Write out the listing, please, but only from its first line through the line containing "from matplotlib.lines import Line2D", exactly as given and without pictures.

[Plotting code records]

= = =

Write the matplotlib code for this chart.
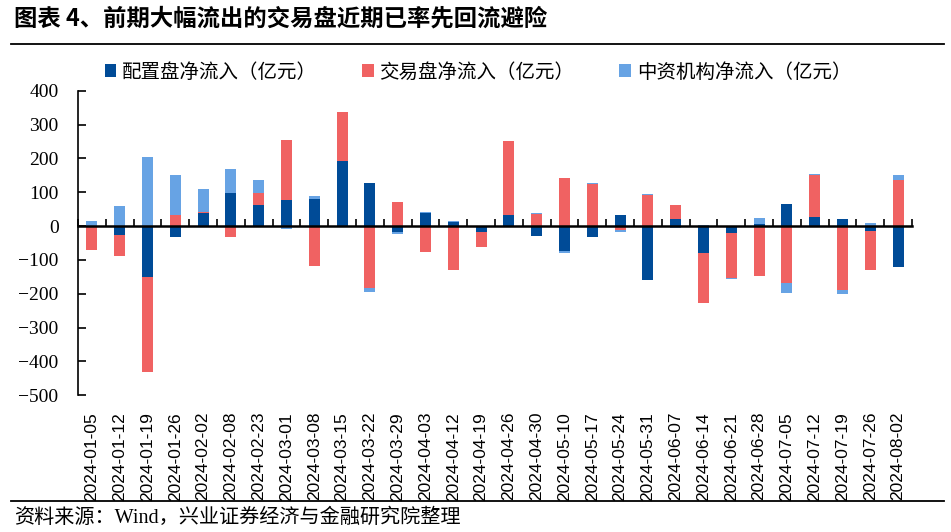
import matplotlib
matplotlib.use("Agg")
import matplotlib.pyplot as plt
import numpy as np
from matplotlib.lines import Line2D

dates = ["2024-01-05", "2024-01-12", "2024-01-19", "2024-01-26", "2024-02-02",
         "2024-02-08", "2024-02-23", "2024-03-01", "2024-03-08", "2024-03-15",
         "2024-03-22", "2024-03-29", "2024-04-03", "2024-04-12", "2024-04-19",
         "2024-04-26", "2024-04-30", "2024-05-10", "2024-05-17", "2024-05-24",
         "2024-05-31", "2024-06-07", "2024-06-14", "2024-06-21", "2024-06-28",
         "2024-07-05", "2024-07-12", "2024-07-19", "2024-07-26", "2024-08-02"]

# 配置盘净流入（亿元）
peizhi = [0, -26, -150, -32, 38, 99, 63, 78, 81, 191,
          126, -17, 40, 13, -17, 34, -29, -73, -32, 34,
          -159, 22, -79, -20, 7, 66, 28, 22, -14, -121]
# 交易盘净流入（亿元）
jiaoyi = [-70, -62, -280, 34, 3, -32, 36, 175, -117, 146,
          -183, 72, -76, -130, -44, 216, 37, 141, 123, -11,
          93, 41, -149, -133, -148, -168, 122, -189, -116, 136]
# 中资机构净流入（亿元）
zhongzi = [16, 60, 203, 118, 70, 71, 36, -8, 9, -4,
           -12, -6, 3, 3, 0, -4, 3, -6, 3, -6,
           3, -5, 4, -3, 18, -30, 3, -12, 10, 14]

series = [("配置盘净流入（亿元）", peizhi, "#004B97"),
          ("交易盘净流入（亿元）", jiaoyi, "#F06262"),
          ("中资机构净流入（亿元）", zhongzi, "#67A3E4")]

cjk = ["Noto Sans CJK SC", "DejaVu Sans"]
serif_cjk = ["Liberation Serif", "Noto Sans CJK SC"]

fig = plt.figure(figsize=(9.51, 5.32), dpi=100)
ax = fig.add_axes([0.082, 0.257, 0.877, 0.5725])

x = np.arange(len(dates))
pos_bottom = np.zeros(len(dates))
neg_bottom = np.zeros(len(dates))
handles = []
for label, vals, color in series:
    v = np.array(vals, dtype=float)
    bottom = np.where(v >= 0, pos_bottom, neg_bottom)
    h = ax.bar(x, v, width=0.4, bottom=bottom, color=color, label=label, zorder=2)
    handles.append(h)
    pos_bottom += np.where(v > 0, v, 0)
    neg_bottom += np.where(v < 0, v, 0)

ax.set_xlim(-0.5, len(dates) - 0.5)
ax.set_ylim(-500, 400)
ax.set_yticks(np.arange(-500, 401, 100))
ax.tick_params(axis="y", direction="in", length=6, width=1.2, labelsize=14, pad=14)
for t in ax.get_yticklabels():
    t.set_family("Liberation Serif")

for s in ["top", "right"]:
    ax.spines[s].set_visible(False)
ax.spines["left"].set_linewidth(1.2)
ax.spines["bottom"].set_position(("data", 0))
ax.spines["bottom"].set_linewidth(1.8)
ax.spines["bottom"].set_zorder(3)
ax.set_xticks(np.arange(len(dates) + 1) - 0.5)
ax.tick_params(axis="x", direction="in", length=5, width=1.2, labelbottom=False)

sec = ax.secondary_xaxis(0.0)
sec.set_xticks(x)
sec.set_xticklabels(dates, rotation=90, family="Liberation Sans", fontsize=12.5)
sec.tick_params(length=0, pad=12)
sec.spines["bottom"].set_visible(False)

fig.legend(handles=handles, loc="center", bbox_to_anchor=(478 / 951, 1 - 72 / 532),
           ncol=3, frameon=False, prop={"family": cjk, "size": 14},
           handlelength=0.6, handleheight=0.6, handletextpad=0.3, columnspacing=2.3)

fig.text(14 / 951, 1 - 19 / 532, "图表 4、前期大幅流出的交易盘近期已率先回流避险",
         family=cjk, fontsize=16.8, fontweight="bold", va="center", ha="left")
fig.text(14 / 951, 1 - 518 / 532, "资料来源：Wind，兴业证券经济与金融研究院整理",
         family=serif_cjk, fontsize=14.5, va="center", ha="left")

fig.add_artist(Line2D([11 / 951, 944 / 951], [1 - 44 / 532, 1 - 44 / 532],
                      color="black", lw=1.3, transform=fig.transFigure))
fig.add_artist(Line2D([11 / 951, 944 / 951], [1 - 501 / 532, 1 - 501 / 532],
                      color="black", lw=1.3, transform=fig.transFigure))

fig.savefig("out.png", dpi=100)
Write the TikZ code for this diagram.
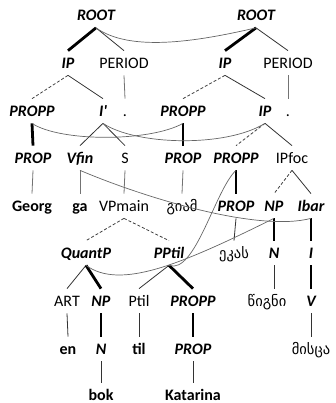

= = =

**Solved exercise**
Write the matplotlib code for this chart.
import matplotlib
matplotlib.use("Agg")
import matplotlib.pyplot as plt
import numpy as np
from matplotlib.lines import Line2D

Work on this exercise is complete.